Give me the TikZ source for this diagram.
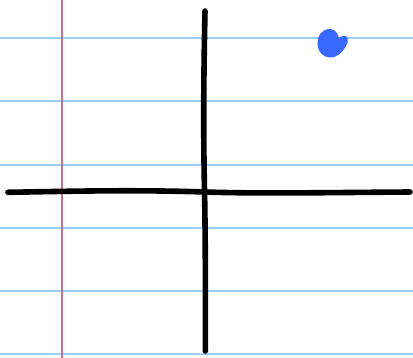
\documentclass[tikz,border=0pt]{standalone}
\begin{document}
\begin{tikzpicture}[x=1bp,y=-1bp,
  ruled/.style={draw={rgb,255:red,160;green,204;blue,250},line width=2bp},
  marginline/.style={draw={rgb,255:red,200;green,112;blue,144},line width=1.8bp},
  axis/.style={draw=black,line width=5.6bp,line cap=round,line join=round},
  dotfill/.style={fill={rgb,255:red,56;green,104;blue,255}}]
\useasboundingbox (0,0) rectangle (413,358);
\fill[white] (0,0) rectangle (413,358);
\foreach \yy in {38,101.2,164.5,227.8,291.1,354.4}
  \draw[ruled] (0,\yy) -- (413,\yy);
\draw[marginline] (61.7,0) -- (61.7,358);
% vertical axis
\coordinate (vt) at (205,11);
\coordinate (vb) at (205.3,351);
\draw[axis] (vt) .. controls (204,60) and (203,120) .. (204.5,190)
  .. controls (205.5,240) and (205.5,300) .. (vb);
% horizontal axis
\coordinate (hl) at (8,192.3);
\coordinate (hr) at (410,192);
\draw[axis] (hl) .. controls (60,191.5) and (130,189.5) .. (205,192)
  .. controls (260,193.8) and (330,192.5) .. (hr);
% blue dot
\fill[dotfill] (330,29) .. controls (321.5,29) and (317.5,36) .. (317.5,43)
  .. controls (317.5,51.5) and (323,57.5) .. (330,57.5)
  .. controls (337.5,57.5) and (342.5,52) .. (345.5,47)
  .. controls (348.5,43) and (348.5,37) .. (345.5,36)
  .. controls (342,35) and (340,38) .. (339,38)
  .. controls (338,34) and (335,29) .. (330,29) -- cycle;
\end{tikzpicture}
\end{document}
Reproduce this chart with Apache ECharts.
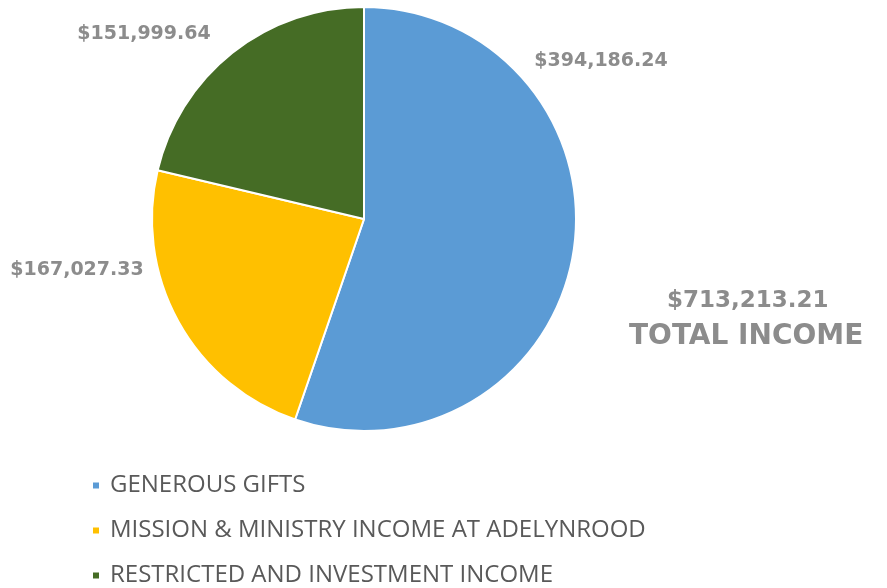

..........

**Required work:** Leave out the pictures and copy every record above exactly.

**The result:**
Give me the TikZ source for this diagram.
\documentclass[tikz,border=0pt]{standalone}
\begin{document}
\begin{tikzpicture}[x=1bp,y=-1bp,
  ruled/.style={draw={rgb,255:red,160;green,204;blue,250},line width=2bp},
  marginline/.style={draw={rgb,255:red,200;green,112;blue,144},line width=1.8bp},
  axis/.style={draw=black,line width=5.6bp,line cap=round,line join=round},
  dotfill/.style={fill={rgb,255:red,56;green,104;blue,255}}]
\useasboundingbox (0,0) rectangle (413,358);
\fill[white] (0,0) rectangle (413,358);
\foreach \yy in {38,101.2,164.5,227.8,291.1,354.4}
  \draw[ruled] (0,\yy) -- (413,\yy);
\draw[marginline] (61.7,0) -- (61.7,358);
% vertical axis
\coordinate (vt) at (205,11);
\coordinate (vb) at (205.3,351);
\draw[axis] (vt) .. controls (204,60) and (203,120) .. (204.5,190)
  .. controls (205.5,240) and (205.5,300) .. (vb);
% horizontal axis
\coordinate (hl) at (8,192.3);
\coordinate (hr) at (410,192);
\draw[axis] (hl) .. controls (60,191.5) and (130,189.5) .. (205,192)
  .. controls (260,193.8) and (330,192.5) .. (hr);
% blue dot
\fill[dotfill] (330,29) .. controls (321.5,29) and (317.5,36) .. (317.5,43)
  .. controls (317.5,51.5) and (323,57.5) .. (330,57.5)
  .. controls (337.5,57.5) and (342.5,52) .. (345.5,47)
  .. controls (348.5,43) and (348.5,37) .. (345.5,36)
  .. controls (342,35) and (340,38) .. (339,38)
  .. controls (338,34) and (335,29) .. (330,29) -- cycle;
\end{tikzpicture}
\end{document}
Reproduce this chart with Apache ECharts.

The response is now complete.